EXERCISE: All of the lines below are to be printed again exactly; images are excluded from the output.

========

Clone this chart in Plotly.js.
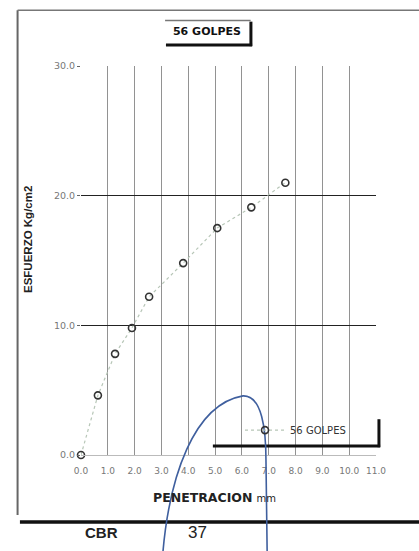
<!DOCTYPE html>
<html>
<head>
<meta charset="utf-8">
<script src="https://cdn.plot.ly/plotly-3.0.1.min.js"></script>
<style>html,body{margin:0;padding:0;background:#fff;}#chart{width:419px;height:551px;}</style>
</head>
<body>
<div id="chart"></div>
<script>
// Data
const penetracion = [0, 0.63, 1.27, 1.90, 2.54, 3.81, 5.08, 6.35, 7.62];
const esfuerzo = [0.0, 4.6, 7.8, 9.8, 12.2, 14.8, 17.5, 19.1, 21.0];
const xTickVals = [0,1,2,3,4,5,6,7,8,9,10,11];
const xTickText = ["0.0","1.0","2.0","3.0","4.0","5.0","6.0","7.0","8.0","9.0","10.0","11.0"];
const yTickVals = [0,10,20,30];
const yTickText = ["0.0","10.0","20.0","30.0"];
const seriesName = "56 GOLPES";
const xTitle = "PENETRACION";
const xUnit = "mm";
const yTitle = "ESFUERZO Kg/cm2";
const cbrLabel = "CBR";
const cbrValue = "37";

const font = "Liberation Sans, Arial, sans-serif";
const wide = "DejaVu Sans, Verdana, sans-serif";

const trace = {
  x: penetracion, y: esfuerzo, name: seriesName,
  type: "scatter", mode: "lines+markers", cliponaxis: false,
  line: {color: "#b7c6b7", width: 1.2, dash: "dot"},
  marker: {symbol: "circle-open", size: 7, color: "#333", line: {width: 1.6, color: "#333"}}
};

const blue = "#3f5f9e";
const shapes = [
  // outer frame
  {type:"line", xref:"paper", yref:"paper", x0:-0.215, x1:-0.215, y0:1.143, y1:-0.154, line:{color:"#666", width:2}},
  {type:"line", xref:"paper", yref:"paper", x0:-0.215, x1:1.2, y0:1.143, y1:1.143, line:{color:"#777", width:1.5}},
  {type:"line", xref:"paper", yref:"paper", x0:-0.207, x1:1.2, y0:-0.172, y1:-0.172, line:{color:"#111", width:3.5}},
  // title box
  {type:"line", xref:"paper", yref:"paper", x0:0.285, x1:0.575, y0:1.117, y1:1.117, line:{color:"#777", width:1.5}},
  {type:"line", xref:"paper", yref:"paper", x0:0.576, x1:0.576, y0:1.114, y1:1.051, line:{color:"#111", width:3}},
  {type:"line", xref:"paper", yref:"paper", x0:0.288, x1:0.580, y0:1.054, y1:1.054, line:{color:"#111", width:3}},
  // legend shadow
  {type:"line", xref:"paper", yref:"paper", x0:0.447, x1:1.014, y0:0.023, y1:0.023, line:{color:"#111", width:3}},
  {type:"line", xref:"paper", yref:"paper", x0:1.010, x1:1.010, y0:0.092, y1:0.020, line:{color:"#111", width:3}},
  // handwritten blue pen stroke
  {type:"path", xref:"paper", yref:"paper",
   path:"M0.278,-0.247 C0.300,-0.060 0.380,0.130 0.549,0.152 C0.614,0.154 0.627,0.064 0.627,-0.013 L0.631,-0.247",
   line:{color:blue, width:1.6}}
];

const layout = {
  width: 419, height: 551,
  margin: {l: 81, r: 43, t: 66, b: 96},
  paper_bgcolor: "#fff", plot_bgcolor: "#fff",
  font: {family: font, color: "#333"},
  showlegend: true,
  title: {text: "<b>" + seriesName + "</b>", x: 0.494, xref: "container", xanchor: "center",
          y: 0.944, yref: "container", yanchor: "middle", font: {size: 11, color: "#111", family: wide}},
  xaxis: {
    range: [0, 11], tickvals: xTickVals, ticktext: xTickText,
    showgrid: true, gridcolor: "#777", gridwidth: 0.8,
    zeroline: false, showline: true, linecolor: "#bbb", linewidth: 1,
    ticks: "outside", ticklen: 7, tickcolor: "rgba(0,0,0,0)",
    tickfont: {size: 9, color: "#777", family: wide},
    automargin: false, fixedrange: true
  },
  yaxis: {
    range: [0, 30], tickvals: yTickVals, ticktext: yTickText,
    showgrid: true, gridcolor: "#222", gridwidth: 1,
    zeroline: false, showline: false,
    ticks: "outside", ticklen: 3, tickcolor: "#666",
    tickfont: {size: 9.5, color: "#777", family: wide},
    automargin: false, fixedrange: true
  },
  legend: {x: 0.539, xanchor: "left", y: 0.064, yanchor: "middle",
           bgcolor: "rgba(0,0,0,0)", borderwidth: 0, itemwidth: 40,
           font: {size: 10, color: "#333", family: wide}},
  shapes: shapes,
  annotations: [
    {text: "<b>" + xTitle + "</b> <span style='font-size:10px;font-weight:normal'>" + xUnit + "</span>",
     xref: "paper", yref: "paper", x: 0.451, y: -0.108, xanchor: "center", yanchor: "middle",
     showarrow: false, font: {size: 12.5, color: "#222", family: wide}},
    {text: "<b>" + yTitle + "</b>", xref: "paper", yref: "paper", x: -0.180, y: 0.555, textangle: -90,
     xanchor: "center", yanchor: "middle", showarrow: false, font: {size: 11.5, color: "#222", family: font}},
    {text: "<b>" + cbrLabel + "</b>", xref: "paper", yref: "paper", x: 0.068, y: -0.198,
     xanchor: "center", yanchor: "middle", showarrow: false, font: {size: 15, color: "#222", family: font}},
    {text: cbrValue, xref: "paper", yref: "paper", x: 0.396, y: -0.198,
     xanchor: "center", yanchor: "middle", showarrow: false, font: {size: 17, color: "#222", family: font}}
  ]
};

Plotly.newPlot("chart", [trace], layout, {displayModeBar: false, staticPlot: true});
</script>
</body>
</html>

========

THE RESPONSE:
Clone this chart in Plotly.js.
<!DOCTYPE html>
<html>
<head>
<meta charset="utf-8">
<script src="https://cdn.plot.ly/plotly-3.0.1.min.js"></script>
<style>html,body{margin:0;padding:0;background:#fff;}#chart{width:419px;height:551px;}</style>
</head>
<body>
<div id="chart"></div>
<script>
// Data
const penetracion = [0, 0.63, 1.27, 1.90, 2.54, 3.81, 5.08, 6.35, 7.62];
const esfuerzo = [0.0, 4.6, 7.8, 9.8, 12.2, 14.8, 17.5, 19.1, 21.0];
const xTickVals = [0,1,2,3,4,5,6,7,8,9,10,11];
const xTickText = ["0.0","1.0","2.0","3.0","4.0","5.0","6.0","7.0","8.0","9.0","10.0","11.0"];
const yTickVals = [0,10,20,30];
const yTickText = ["0.0","10.0","20.0","30.0"];
const seriesName = "56 GOLPES";
const xTitle = "PENETRACION";
const xUnit = "mm";
const yTitle = "ESFUERZO Kg/cm2";
const cbrLabel = "CBR";
const cbrValue = "37";

const font = "Liberation Sans, Arial, sans-serif";
const wide = "DejaVu Sans, Verdana, sans-serif";

const trace = {
  x: penetracion, y: esfuerzo, name: seriesName,
  type: "scatter", mode: "lines+markers", cliponaxis: false,
  line: {color: "#b7c6b7", width: 1.2, dash: "dot"},
  marker: {symbol: "circle-open", size: 7, color: "#333", line: {width: 1.6, color: "#333"}}
};

const blue = "#3f5f9e";
const shapes = [
  // outer frame
  {type:"line", xref:"paper", yref:"paper", x0:-0.215, x1:-0.215, y0:1.143, y1:-0.154, line:{color:"#666", width:2}},
  {type:"line", xref:"paper", yref:"paper", x0:-0.215, x1:1.2, y0:1.143, y1:1.143, line:{color:"#777", width:1.5}},
  {type:"line", xref:"paper", yref:"paper", x0:-0.207, x1:1.2, y0:-0.172, y1:-0.172, line:{color:"#111", width:3.5}},
  // title box
  {type:"line", xref:"paper", yref:"paper", x0:0.285, x1:0.575, y0:1.117, y1:1.117, line:{color:"#777", width:1.5}},
  {type:"line", xref:"paper", yref:"paper", x0:0.576, x1:0.576, y0:1.114, y1:1.051, line:{color:"#111", width:3}},
  {type:"line", xref:"paper", yref:"paper", x0:0.288, x1:0.580, y0:1.054, y1:1.054, line:{color:"#111", width:3}},
  // legend shadow
  {type:"line", xref:"paper", yref:"paper", x0:0.447, x1:1.014, y0:0.023, y1:0.023, line:{color:"#111", width:3}},
  {type:"line", xref:"paper", yref:"paper", x0:1.010, x1:1.010, y0:0.092, y1:0.020, line:{color:"#111", width:3}},
  // handwritten blue pen stroke
  {type:"path", xref:"paper", yref:"paper",
   path:"M0.278,-0.247 C0.300,-0.060 0.380,0.130 0.549,0.152 C0.614,0.154 0.627,0.064 0.627,-0.013 L0.631,-0.247",
   line:{color:blue, width:1.6}}
];

const layout = {
  width: 419, height: 551,
  margin: {l: 81, r: 43, t: 66, b: 96},
  paper_bgcolor: "#fff", plot_bgcolor: "#fff",
  font: {family: font, color: "#333"},
  showlegend: true,
  title: {text: "<b>" + seriesName + "</b>", x: 0.494, xref: "container", xanchor: "center",
          y: 0.944, yref: "container", yanchor: "middle", font: {size: 11, color: "#111", family: wide}},
  xaxis: {
    range: [0, 11], tickvals: xTickVals, ticktext: xTickText,
    showgrid: true, gridcolor: "#777", gridwidth: 0.8,
    zeroline: false, showline: true, linecolor: "#bbb", linewidth: 1,
    ticks: "outside", ticklen: 7, tickcolor: "rgba(0,0,0,0)",
    tickfont: {size: 9, color: "#777", family: wide},
    automargin: false, fixedrange: true
  },
  yaxis: {
    range: [0, 30], tickvals: yTickVals, ticktext: yTickText,
    showgrid: true, gridcolor: "#222", gridwidth: 1,
    zeroline: false, showline: false,
    ticks: "outside", ticklen: 3, tickcolor: "#666",
    tickfont: {size: 9.5, color: "#777", family: wide},
    automargin: false, fixedrange: true
  },
  legend: {x: 0.539, xanchor: "left", y: 0.064, yanchor: "middle",
           bgcolor: "rgba(0,0,0,0)", borderwidth: 0, itemwidth: 40,
           font: {size: 10, color: "#333", family: wide}},
  shapes: shapes,
  annotations: [
    {text: "<b>" + xTitle + "</b> <span style='font-size:10px;font-weight:normal'>" + xUnit + "</span>",
     xref: "paper", yref: "paper", x: 0.451, y: -0.108, xanchor: "center", yanchor: "middle",
     showarrow: false, font: {size: 12.5, color: "#222", family: wide}},
    {text: "<b>" + yTitle + "</b>", xref: "paper", yref: "paper", x: -0.180, y: 0.555, textangle: -90,
     xanchor: "center", yanchor: "middle", showarrow: false, font: {size: 11.5, color: "#222", family: font}},
    {text: "<b>" + cbrLabel + "</b>", xref: "paper", yref: "paper", x: 0.068, y: -0.198,
     xanchor: "center", yanchor: "middle", showarrow: false, font: {size: 15, color: "#222", family: font}},
    {text: cbrValue, xref: "paper", yref: "paper", x: 0.396, y: -0.198,
     xanchor: "center", yanchor: "middle", showarrow: false, font: {size: 17, color: "#222", family: font}}
  ]
};

Plotly.newPlot("chart", [trace], layout, {displayModeBar: false, staticPlot: true});
</script>
</body>
</html>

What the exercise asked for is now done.